All we hear is the singing and some laughing, and this extends as the footage shifts to larger and larger scenes, with a group of some fifty or so people in the street dancing while the soundtrack remains firmly rooted in the kitchen scene. Some light percussion enters along with a bit of expository dialogue as the scenes continue.

This aural intimacy is in keeping both with the sense of realism the film obviously wishes to invoke (being as it is “inspired by real-life events”), as well as the overall ethos of the series. The name, after all, is comes after an African proverb: “If you are the big tree, we are the small axe.” A small axe, and a small but effective film score to match.

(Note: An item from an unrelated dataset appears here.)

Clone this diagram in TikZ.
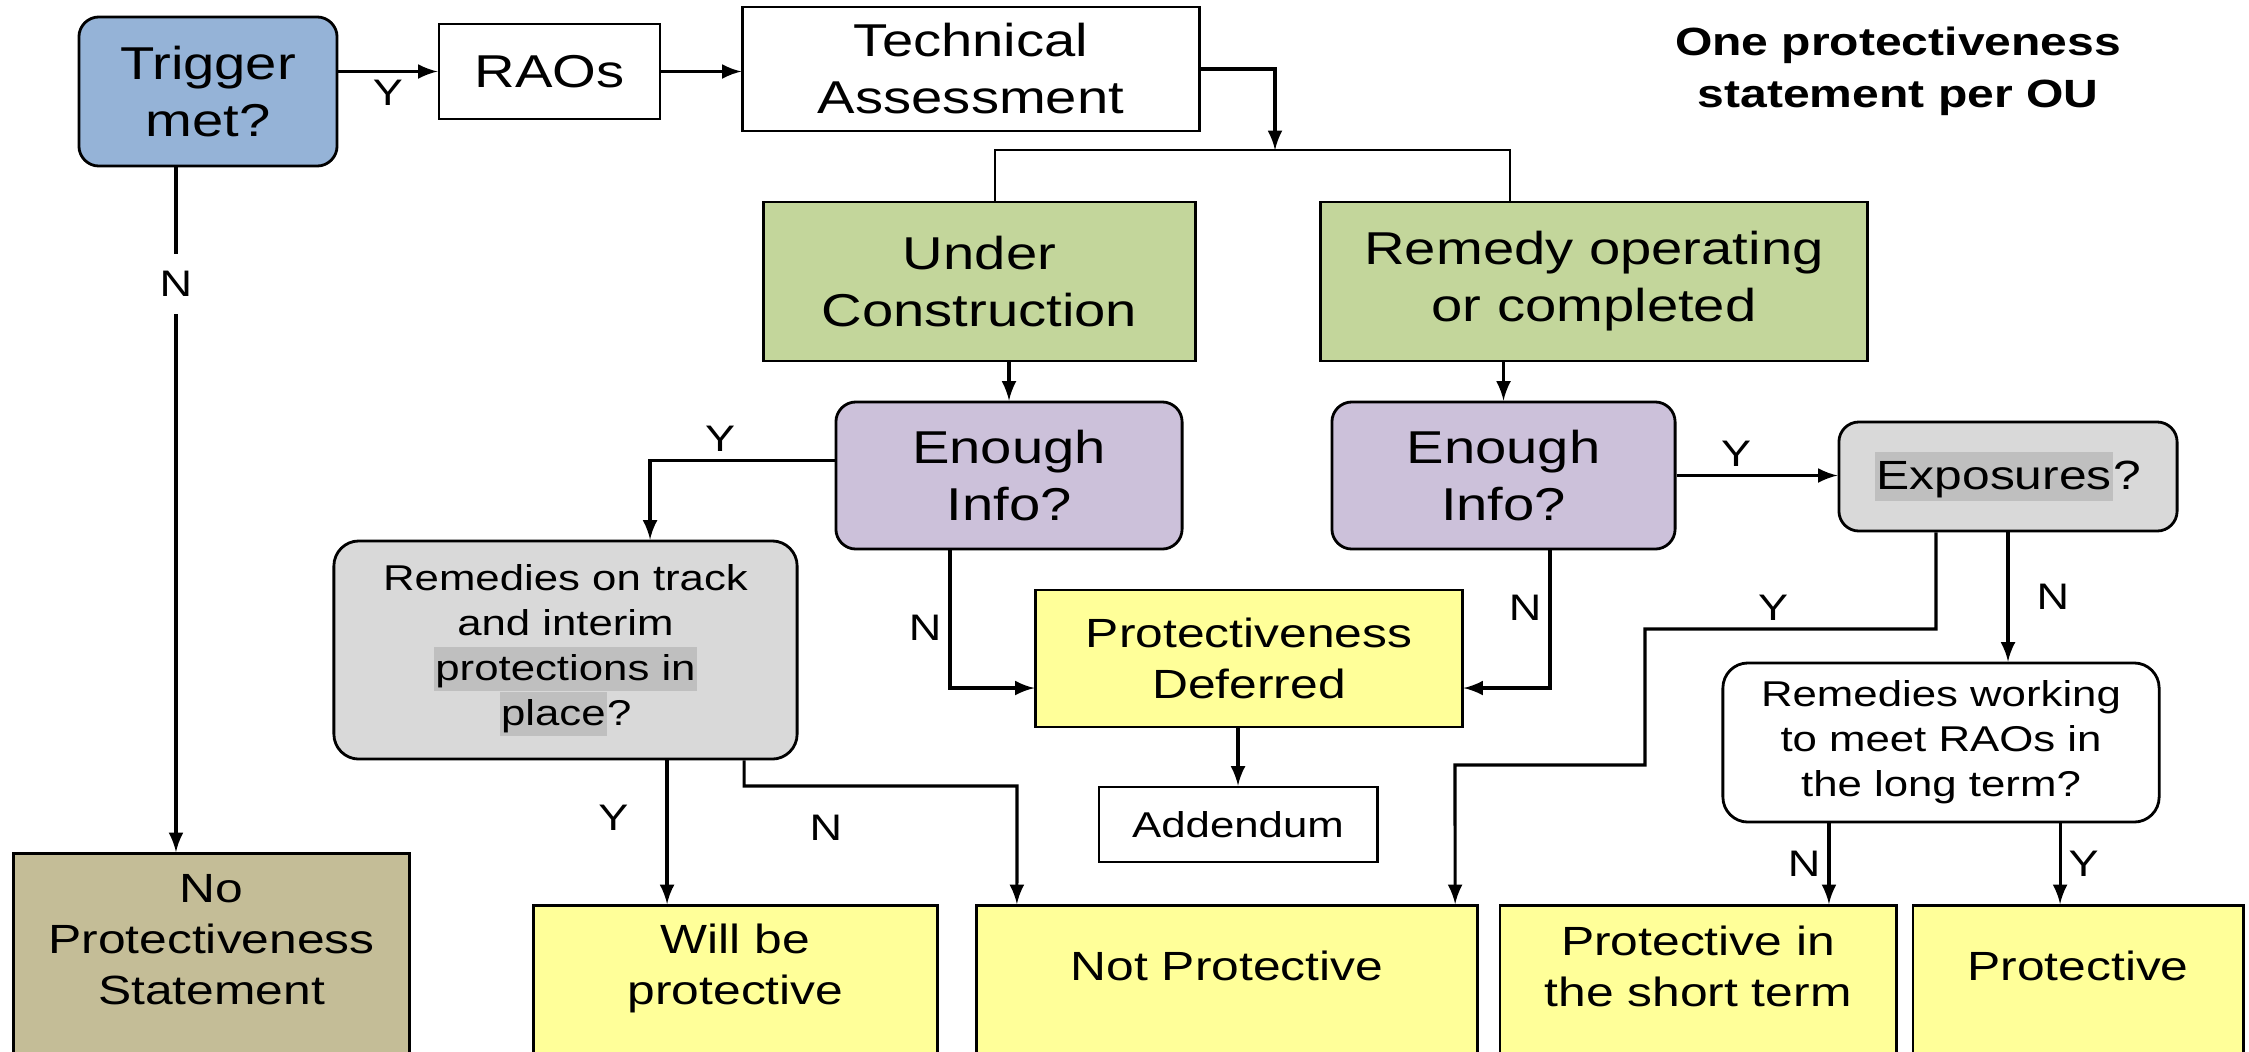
\documentclass[tikz,border=0pt]{standalone}
\usepackage{fontspec}
\setmainfont{Liberation Sans}[FakeStretch=1.22]

\definecolor{trigblue}{HTML}{95B3D7}
\definecolor{phasegreen}{HTML}{C3D69B}
\definecolor{infopurple}{HTML}{CCC1DA}
\definecolor{askgray}{HTML}{D9D9D9}
\definecolor{markgray}{HTML}{BFBFBF}
\definecolor{resultyellow}{HTML}{FFFF99}
\definecolor{notan}{HTML}{C4BD97}

\newcommand{\bigtext}{\fontsize{13.1}{16.2}\selectfont}
\newcommand{\midtext}{\fontsize{11.6}{14.5}\selectfont}
\newcommand{\smalltext}{\fontsize{10.2}{12.8}\selectfont}
\newcommand{\marked}[1]{{\setlength{\fboxsep}{0.4pt}\colorbox{markgray}{\rule[-0.26em]{0pt}{1.15em}#1}}}

\begin{document}
\begin{tikzpicture}[x=0.01cm, y=-0.01cm,
        trigger/.style={rectangle, rounded corners=2mm, draw, fill=trigblue, line width=0.8pt, align=center, font=\bigtext},
        plainbox/.style={rectangle, draw, fill=white, line width=0.8pt, align=center},
        phase/.style={rectangle, draw, fill=phasegreen, line width=0.8pt, align=center, font=\bigtext},
        info/.style={rectangle, rounded corners=2mm, draw, fill=infopurple, line width=0.8pt, align=center, font=\bigtext},
        ask/.style={rectangle, rounded corners=2.5mm, draw, fill=askgray, line width=0.8pt, align=center},
        deferbox/.style={rectangle, draw, fill=resultyellow, line width=0.8pt, align=center, font=\midtext},
        endbox/.style={rectangle, draw, fill=resultyellow, line width=0.8pt, anchor=north, minimum height=20mm},
        nobox/.style={rectangle, draw, fill=notan, line width=0.8pt, anchor=north, minimum height=25mm},
        endtext/.style={align=center, font=\midtext},
        lbl/.style={font=\fontsize{10.5}{12}\selectfont, inner sep=2pt},
        arrow/.style={-latex, line width=0.9pt},
        bus/.style={line width=0.6pt},
    ]
        \clip (0,0) rectangle (2249,1051);

        %Nodes
        \node[trigger, minimum width=25.8mm, minimum height=14.9mm] (trigger) at (208,91.5) {Trigger\\met?};
        \node[plainbox, font=\bigtext, minimum width=22.1mm, minimum height=9.5mm] (raos) at (549.5,71.5) {RAOs};
        \node[plainbox, font=\bigtext, minimum width=45.6mm, minimum height=12.4mm] (tech) at (971,69) {Technical\\Assessment};
        \node[align=center, font=\bfseries\fontsize{11.2}{14.7}\selectfont] (title) at (1898,71) {One protectiveness\\statement per OU};

        \node[phase, minimum width=43.1mm, minimum height=15.9mm] (under) at (979.5,281.5) {Under\\Construction};
        \node[phase, minimum width=54.6mm, minimum height=15.9mm] (remedy) at (1594,281.5) {Remedy operating\\or completed};

        \node[info, minimum width=34.6mm, minimum height=14.7mm] (info1) at (1009,475.5) {Enough\\Info?};
        \node[info, minimum width=34.3mm, minimum height=14.7mm] (info2) at (1503.5,475.5) {Enough\\Info?};
        \node[ask, font=\midtext, rounded corners=2mm, minimum width=33.8mm, minimum height=10.9mm] (exposures) at (2008,476.5) {\marked{Exposures}?};

        \node[ask, font=\smalltext, minimum width=46.3mm, minimum height=21.8mm] (ontrack) at (565.5,650) {Remedies on track\\and interim\\\marked{protections in}\\\marked{place}?};
        \node[deferbox, minimum width=42.6mm, minimum height=13.7mm] (deferred) at (1249,658.5) {Protectiveness\\Deferred};
        \node[plainbox, font=\smalltext, minimum width=27.8mm, minimum height=7.5mm] (addendum) at (1238,824.5) {Addendum};
        \node[plainbox, rounded corners=2.5mm, font=\smalltext, minimum width=43.6mm, minimum height=15.9mm] (working) at (1941,742.5) {Remedies working\\to meet RAOs in\\the long term?};

        \node[nobox, minimum width=39.5mm] (nostate) at (211.5,852) {};
        \node[endbox, minimum width=40.3mm] (willbe) at (735.5,904) {};
        \node[endbox, minimum width=50mm] (notprot) at (1227,904) {};
        \node[endbox, minimum width=39.6mm] (shortterm) at (1698,904) {};
        \node[endbox, minimum width=33mm] (protective) at (2078,904) {};

        \node[endtext] (nostateText) at (211.5,940) {No\\Protectiveness\\Statement};
        \node[endtext] (willbeText) at (735.5,968) {Will be\\protective};
        \node[endtext] (notprotText) at (1227,966) {Not Protective};
        \node[endtext] (shorttermText) at (1698,966) {Protective in\\the short term};
        \node[endtext] (protectiveText) at (2078,966) {Protective};

        \coordinate (busjoin) at (1275,150);
        \coordinate (busL) at (995,150);
        \coordinate (busR) at (1510,150);
        \coordinate (expbend1) at (1645,629);
        \coordinate (expbend2) at (1455,765);
        \coordinate (ntbend) at (1017,786);

        %Lines
        \draw[arrow] (raos.west -| trigger.east) -- (raos.west) node[lbl, midway, below] {Y};
        \draw[arrow] (raos.east) -- (raos.east -| tech.west);
        \draw[arrow] (tech.east) -| (busjoin);
        \draw[bus] (busL |- under.north) -- (busL) -- (busR) -- (busR |- remedy.north);

        \draw[arrow] ([xshift=-3.2mm]trigger.south) -- ([xshift=-3.2mm]trigger.south |- nostate.north) node[lbl, pos=0.17, fill=white, inner sep=5pt] {N};

        \draw[arrow] (info1.north |- under.south) -- (info1.north);
        \draw[arrow] (info2.north |- remedy.south) -- (info2.north);

        \draw[arrow] ([yshift=1.5mm]info1.west) -| ([xshift=8.45mm]ontrack.north) node[lbl, pos=0.31, above] {Y};
        \draw[arrow] ([xshift=-5.9mm]info1.south) |- ([yshift=-2.95mm]deferred.west) node[lbl, pos=0.28, left] {N};
        \draw[arrow] ([xshift=4.65mm]info2.south) |- ([yshift=-2.95mm]deferred.east) node[lbl, pos=0.21, left] {N};
        \draw[arrow] (addendum.north |- deferred.south) -- (addendum.north);

        \draw[arrow] (info2.east) -- (info2.east -| exposures.west) node[lbl, pos=0.37, above] {Y};
        \draw[arrow] ([xshift=-7.2mm]exposures.south) |- (expbend1) node[lbl, pos=0.78, above] {Y} |- (expbend2) -- ([xshift=22.8mm]notprot.north);
        \draw[arrow] (exposures.south) -- (exposures.south |- working.north) node[lbl, midway, right=2mm] {N};

        \draw[arrow] ([xshift=-11.2mm]working.south) -- ([xshift=-11.2mm]working.south |- shortterm.north) node[lbl, midway, left] {N};
        \draw[arrow] ([xshift=11.9mm]working.south) -- ([xshift=11.9mm]working.south |- protective.north) node[lbl, midway, right] {Y};

        \draw[arrow] ([xshift=10.15mm]ontrack.south) -- ([xshift=10.15mm]ontrack.south |- willbe.north) node[lbl, pos=0.4, left=3mm] {Y};
        \draw[arrow] ([xshift=17.85mm]ontrack.south) |- (ntbend) node[lbl, pos=0.65, below=2mm] {N} -- ([xshift=-21mm]notprot.north);
    \end{tikzpicture}
\end{document}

The music picks up a little in tempo at 0:53 as what sounds like muted strings (as a percussion layer) gains intensity along with the spoken word. Note how we hear the first piece of diegetic sound in quite a while at 0:58 with the sound of a locker door slamming shortly after we hear “we mustn’t be victims, but protagonists of our stories”—how the door slamming is a punctuation of this line, as much as it is a reservation of sound for one of the protagonists in question. This stands in opposition to us hearing the sound of any of the riotous scenes surrounding it. We do hear more and more of these environmental sounds seeping in, but only after this juncture with the locker door, and only with relative subtlety.

With the inclusion of these diegetic sounds gaining intensity (but still firmly beneath anything else on the soundtrack), the percussive strings become even faster. This reaches a peak at 1:13, and we hear a simple choral refrain of the proverb along with a title card.

With selections screening at Cannes and the New York Film Festival, Small Axe first arrives on the small screen on the BBC November 15th before making its way stateside on Amazon November 20th, with a release schedule over the following month.